Problem to work on:
Repeat the full listing below verbatim and keep the images out.

------------------------------------------------------------

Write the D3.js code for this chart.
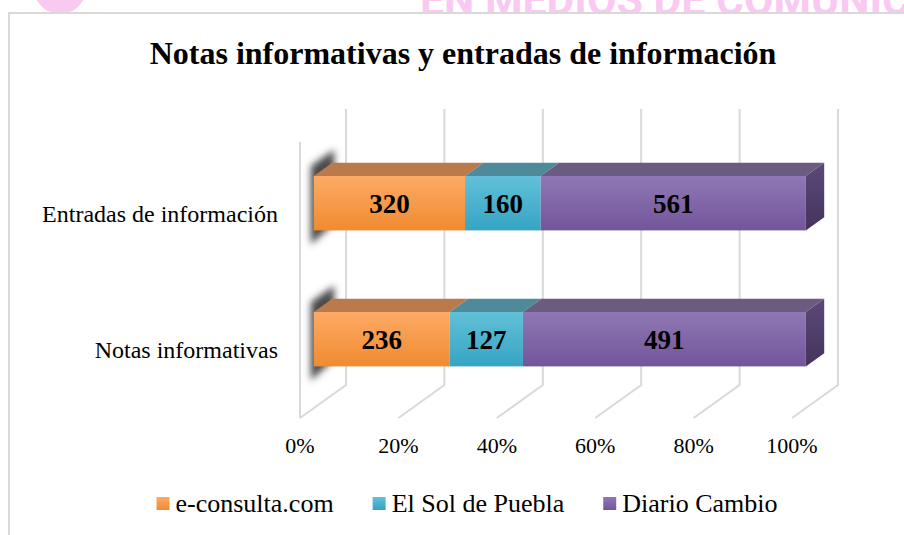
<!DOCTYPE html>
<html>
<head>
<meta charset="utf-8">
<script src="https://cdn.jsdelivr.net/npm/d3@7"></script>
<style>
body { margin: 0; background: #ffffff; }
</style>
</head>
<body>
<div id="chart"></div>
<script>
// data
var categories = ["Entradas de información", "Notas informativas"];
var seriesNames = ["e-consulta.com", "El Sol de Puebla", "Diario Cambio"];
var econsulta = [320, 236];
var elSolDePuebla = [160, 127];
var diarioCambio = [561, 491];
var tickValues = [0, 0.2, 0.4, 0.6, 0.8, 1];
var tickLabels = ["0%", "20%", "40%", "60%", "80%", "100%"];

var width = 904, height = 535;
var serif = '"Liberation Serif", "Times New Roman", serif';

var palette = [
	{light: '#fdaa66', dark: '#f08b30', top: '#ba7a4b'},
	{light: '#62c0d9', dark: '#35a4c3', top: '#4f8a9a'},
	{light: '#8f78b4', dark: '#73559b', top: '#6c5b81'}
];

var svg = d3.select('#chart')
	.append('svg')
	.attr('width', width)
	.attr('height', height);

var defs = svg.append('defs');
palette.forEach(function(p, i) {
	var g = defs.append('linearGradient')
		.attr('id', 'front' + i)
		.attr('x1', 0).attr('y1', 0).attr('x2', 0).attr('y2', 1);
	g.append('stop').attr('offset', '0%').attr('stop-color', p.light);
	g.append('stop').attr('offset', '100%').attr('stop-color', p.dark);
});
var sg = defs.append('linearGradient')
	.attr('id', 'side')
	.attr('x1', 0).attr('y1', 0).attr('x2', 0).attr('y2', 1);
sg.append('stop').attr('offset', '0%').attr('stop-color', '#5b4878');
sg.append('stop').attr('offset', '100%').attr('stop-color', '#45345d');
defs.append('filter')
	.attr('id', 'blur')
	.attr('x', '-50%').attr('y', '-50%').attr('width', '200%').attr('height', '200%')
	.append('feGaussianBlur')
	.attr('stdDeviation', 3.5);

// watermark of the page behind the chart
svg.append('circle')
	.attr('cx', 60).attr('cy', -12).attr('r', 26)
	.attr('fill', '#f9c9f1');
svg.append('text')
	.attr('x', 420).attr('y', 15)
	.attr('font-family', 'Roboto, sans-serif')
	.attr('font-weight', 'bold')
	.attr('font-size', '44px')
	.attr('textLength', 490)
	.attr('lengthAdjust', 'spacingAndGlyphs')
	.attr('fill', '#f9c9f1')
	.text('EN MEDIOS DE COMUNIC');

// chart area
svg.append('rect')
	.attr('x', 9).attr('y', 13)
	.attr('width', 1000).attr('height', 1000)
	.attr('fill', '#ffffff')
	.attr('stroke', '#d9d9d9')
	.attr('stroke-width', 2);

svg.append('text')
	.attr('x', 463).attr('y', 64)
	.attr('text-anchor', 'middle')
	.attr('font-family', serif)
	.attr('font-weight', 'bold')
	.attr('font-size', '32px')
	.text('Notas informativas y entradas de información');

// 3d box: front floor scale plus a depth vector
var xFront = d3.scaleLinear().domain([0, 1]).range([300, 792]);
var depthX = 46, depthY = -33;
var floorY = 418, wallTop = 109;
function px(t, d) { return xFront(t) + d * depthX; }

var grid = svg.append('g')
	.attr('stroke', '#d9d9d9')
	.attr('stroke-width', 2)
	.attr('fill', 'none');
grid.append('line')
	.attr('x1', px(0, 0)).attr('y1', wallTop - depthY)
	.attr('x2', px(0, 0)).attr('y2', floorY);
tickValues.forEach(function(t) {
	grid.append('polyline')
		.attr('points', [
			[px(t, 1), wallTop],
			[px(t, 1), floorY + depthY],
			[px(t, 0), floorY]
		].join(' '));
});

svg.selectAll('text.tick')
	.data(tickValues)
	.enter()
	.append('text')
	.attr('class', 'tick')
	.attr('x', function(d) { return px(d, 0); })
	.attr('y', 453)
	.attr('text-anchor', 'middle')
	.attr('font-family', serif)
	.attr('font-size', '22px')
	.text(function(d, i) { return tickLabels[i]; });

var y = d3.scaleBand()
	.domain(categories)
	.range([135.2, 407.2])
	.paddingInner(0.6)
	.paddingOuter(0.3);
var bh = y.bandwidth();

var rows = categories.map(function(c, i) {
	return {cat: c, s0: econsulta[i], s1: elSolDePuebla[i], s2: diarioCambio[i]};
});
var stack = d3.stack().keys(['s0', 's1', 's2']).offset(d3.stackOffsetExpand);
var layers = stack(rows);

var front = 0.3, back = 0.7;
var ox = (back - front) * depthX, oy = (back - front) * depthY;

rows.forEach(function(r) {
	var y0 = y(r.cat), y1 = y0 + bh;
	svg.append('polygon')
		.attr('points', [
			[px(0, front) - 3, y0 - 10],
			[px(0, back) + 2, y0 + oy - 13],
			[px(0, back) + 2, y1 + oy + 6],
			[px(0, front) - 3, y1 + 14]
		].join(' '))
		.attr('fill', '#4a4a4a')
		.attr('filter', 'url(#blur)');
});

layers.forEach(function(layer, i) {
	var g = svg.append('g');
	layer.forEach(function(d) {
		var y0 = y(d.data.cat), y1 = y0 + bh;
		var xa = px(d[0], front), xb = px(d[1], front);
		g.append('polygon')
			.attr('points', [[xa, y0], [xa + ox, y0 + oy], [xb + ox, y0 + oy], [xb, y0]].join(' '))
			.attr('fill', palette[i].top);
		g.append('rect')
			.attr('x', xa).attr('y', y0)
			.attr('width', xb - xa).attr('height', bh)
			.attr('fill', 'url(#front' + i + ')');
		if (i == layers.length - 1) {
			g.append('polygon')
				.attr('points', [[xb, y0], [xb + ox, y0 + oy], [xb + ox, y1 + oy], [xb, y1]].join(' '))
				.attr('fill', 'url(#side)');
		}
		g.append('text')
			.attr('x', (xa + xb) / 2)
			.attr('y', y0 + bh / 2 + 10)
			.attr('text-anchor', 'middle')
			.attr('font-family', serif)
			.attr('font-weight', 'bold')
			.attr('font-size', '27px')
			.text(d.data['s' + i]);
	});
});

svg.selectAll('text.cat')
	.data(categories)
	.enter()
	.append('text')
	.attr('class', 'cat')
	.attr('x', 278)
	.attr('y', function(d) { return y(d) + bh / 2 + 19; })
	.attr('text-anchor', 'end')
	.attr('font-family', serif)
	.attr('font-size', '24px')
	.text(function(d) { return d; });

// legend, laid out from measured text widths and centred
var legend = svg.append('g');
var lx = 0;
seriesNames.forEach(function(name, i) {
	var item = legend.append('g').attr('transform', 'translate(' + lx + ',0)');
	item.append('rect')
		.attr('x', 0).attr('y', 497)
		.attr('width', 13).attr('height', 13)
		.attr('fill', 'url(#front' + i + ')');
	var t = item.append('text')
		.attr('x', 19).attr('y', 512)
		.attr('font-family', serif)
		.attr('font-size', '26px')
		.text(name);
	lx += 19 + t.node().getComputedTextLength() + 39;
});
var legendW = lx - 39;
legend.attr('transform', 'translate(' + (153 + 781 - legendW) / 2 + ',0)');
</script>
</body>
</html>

------------------------------------------------------------

Worked answer:
Write the D3.js code for this chart.
<!DOCTYPE html>
<html>
<head>
<meta charset="utf-8">
<script src="https://cdn.jsdelivr.net/npm/d3@7"></script>
<style>
body { margin: 0; background: #ffffff; }
</style>
</head>
<body>
<div id="chart"></div>
<script>
// data
var categories = ["Entradas de información", "Notas informativas"];
var seriesNames = ["e-consulta.com", "El Sol de Puebla", "Diario Cambio"];
var econsulta = [320, 236];
var elSolDePuebla = [160, 127];
var diarioCambio = [561, 491];
var tickValues = [0, 0.2, 0.4, 0.6, 0.8, 1];
var tickLabels = ["0%", "20%", "40%", "60%", "80%", "100%"];

var width = 904, height = 535;
var serif = '"Liberation Serif", "Times New Roman", serif';

var palette = [
	{light: '#fdaa66', dark: '#f08b30', top: '#ba7a4b'},
	{light: '#62c0d9', dark: '#35a4c3', top: '#4f8a9a'},
	{light: '#8f78b4', dark: '#73559b', top: '#6c5b81'}
];

var svg = d3.select('#chart')
	.append('svg')
	.attr('width', width)
	.attr('height', height);

var defs = svg.append('defs');
palette.forEach(function(p, i) {
	var g = defs.append('linearGradient')
		.attr('id', 'front' + i)
		.attr('x1', 0).attr('y1', 0).attr('x2', 0).attr('y2', 1);
	g.append('stop').attr('offset', '0%').attr('stop-color', p.light);
	g.append('stop').attr('offset', '100%').attr('stop-color', p.dark);
});
var sg = defs.append('linearGradient')
	.attr('id', 'side')
	.attr('x1', 0).attr('y1', 0).attr('x2', 0).attr('y2', 1);
sg.append('stop').attr('offset', '0%').attr('stop-color', '#5b4878');
sg.append('stop').attr('offset', '100%').attr('stop-color', '#45345d');
defs.append('filter')
	.attr('id', 'blur')
	.attr('x', '-50%').attr('y', '-50%').attr('width', '200%').attr('height', '200%')
	.append('feGaussianBlur')
	.attr('stdDeviation', 3.5);

// watermark of the page behind the chart
svg.append('circle')
	.attr('cx', 60).attr('cy', -12).attr('r', 26)
	.attr('fill', '#f9c9f1');
svg.append('text')
	.attr('x', 420).attr('y', 15)
	.attr('font-family', 'Roboto, sans-serif')
	.attr('font-weight', 'bold')
	.attr('font-size', '44px')
	.attr('textLength', 490)
	.attr('lengthAdjust', 'spacingAndGlyphs')
	.attr('fill', '#f9c9f1')
	.text('EN MEDIOS DE COMUNIC');

// chart area
svg.append('rect')
	.attr('x', 9).attr('y', 13)
	.attr('width', 1000).attr('height', 1000)
	.attr('fill', '#ffffff')
	.attr('stroke', '#d9d9d9')
	.attr('stroke-width', 2);

svg.append('text')
	.attr('x', 463).attr('y', 64)
	.attr('text-anchor', 'middle')
	.attr('font-family', serif)
	.attr('font-weight', 'bold')
	.attr('font-size', '32px')
	.text('Notas informativas y entradas de información');

// 3d box: front floor scale plus a depth vector
var xFront = d3.scaleLinear().domain([0, 1]).range([300, 792]);
var depthX = 46, depthY = -33;
var floorY = 418, wallTop = 109;
function px(t, d) { return xFront(t) + d * depthX; }

var grid = svg.append('g')
	.attr('stroke', '#d9d9d9')
	.attr('stroke-width', 2)
	.attr('fill', 'none');
grid.append('line')
	.attr('x1', px(0, 0)).attr('y1', wallTop - depthY)
	.attr('x2', px(0, 0)).attr('y2', floorY);
tickValues.forEach(function(t) {
	grid.append('polyline')
		.attr('points', [
			[px(t, 1), wallTop],
			[px(t, 1), floorY + depthY],
			[px(t, 0), floorY]
		].join(' '));
});

svg.selectAll('text.tick')
	.data(tickValues)
	.enter()
	.append('text')
	.attr('class', 'tick')
	.attr('x', function(d) { return px(d, 0); })
	.attr('y', 453)
	.attr('text-anchor', 'middle')
	.attr('font-family', serif)
	.attr('font-size', '22px')
	.text(function(d, i) { return tickLabels[i]; });

var y = d3.scaleBand()
	.domain(categories)
	.range([135.2, 407.2])
	.paddingInner(0.6)
	.paddingOuter(0.3);
var bh = y.bandwidth();

var rows = categories.map(function(c, i) {
	return {cat: c, s0: econsulta[i], s1: elSolDePuebla[i], s2: diarioCambio[i]};
});
var stack = d3.stack().keys(['s0', 's1', 's2']).offset(d3.stackOffsetExpand);
var layers = stack(rows);

var front = 0.3, back = 0.7;
var ox = (back - front) * depthX, oy = (back - front) * depthY;

rows.forEach(function(r) {
	var y0 = y(r.cat), y1 = y0 + bh;
	svg.append('polygon')
		.attr('points', [
			[px(0, front) - 3, y0 - 10],
			[px(0, back) + 2, y0 + oy - 13],
			[px(0, back) + 2, y1 + oy + 6],
			[px(0, front) - 3, y1 + 14]
		].join(' '))
		.attr('fill', '#4a4a4a')
		.attr('filter', 'url(#blur)');
});

layers.forEach(function(layer, i) {
	var g = svg.append('g');
	layer.forEach(function(d) {
		var y0 = y(d.data.cat), y1 = y0 + bh;
		var xa = px(d[0], front), xb = px(d[1], front);
		g.append('polygon')
			.attr('points', [[xa, y0], [xa + ox, y0 + oy], [xb + ox, y0 + oy], [xb, y0]].join(' '))
			.attr('fill', palette[i].top);
		g.append('rect')
			.attr('x', xa).attr('y', y0)
			.attr('width', xb - xa).attr('height', bh)
			.attr('fill', 'url(#front' + i + ')');
		if (i == layers.length - 1) {
			g.append('polygon')
				.attr('points', [[xb, y0], [xb + ox, y0 + oy], [xb + ox, y1 + oy], [xb, y1]].join(' '))
				.attr('fill', 'url(#side)');
		}
		g.append('text')
			.attr('x', (xa + xb) / 2)
			.attr('y', y0 + bh / 2 + 10)
			.attr('text-anchor', 'middle')
			.attr('font-family', serif)
			.attr('font-weight', 'bold')
			.attr('font-size', '27px')
			.text(d.data['s' + i]);
	});
});

svg.selectAll('text.cat')
	.data(categories)
	.enter()
	.append('text')
	.attr('class', 'cat')
	.attr('x', 278)
	.attr('y', function(d) { return y(d) + bh / 2 + 19; })
	.attr('text-anchor', 'end')
	.attr('font-family', serif)
	.attr('font-size', '24px')
	.text(function(d) { return d; });

// legend, laid out from measured text widths and centred
var legend = svg.append('g');
var lx = 0;
seriesNames.forEach(function(name, i) {
	var item = legend.append('g').attr('transform', 'translate(' + lx + ',0)');
	item.append('rect')
		.attr('x', 0).attr('y', 497)
		.attr('width', 13).attr('height', 13)
		.attr('fill', 'url(#front' + i + ')');
	var t = item.append('text')
		.attr('x', 19).attr('y', 512)
		.attr('font-family', serif)
		.attr('font-size', '26px')
		.text(name);
	lx += 19 + t.node().getComputedTextLength() + 39;
});
var legendW = lx - 39;
legend.attr('transform', 'translate(' + (153 + 781 - legendW) / 2 + ',0)');
</script>
</body>
</html>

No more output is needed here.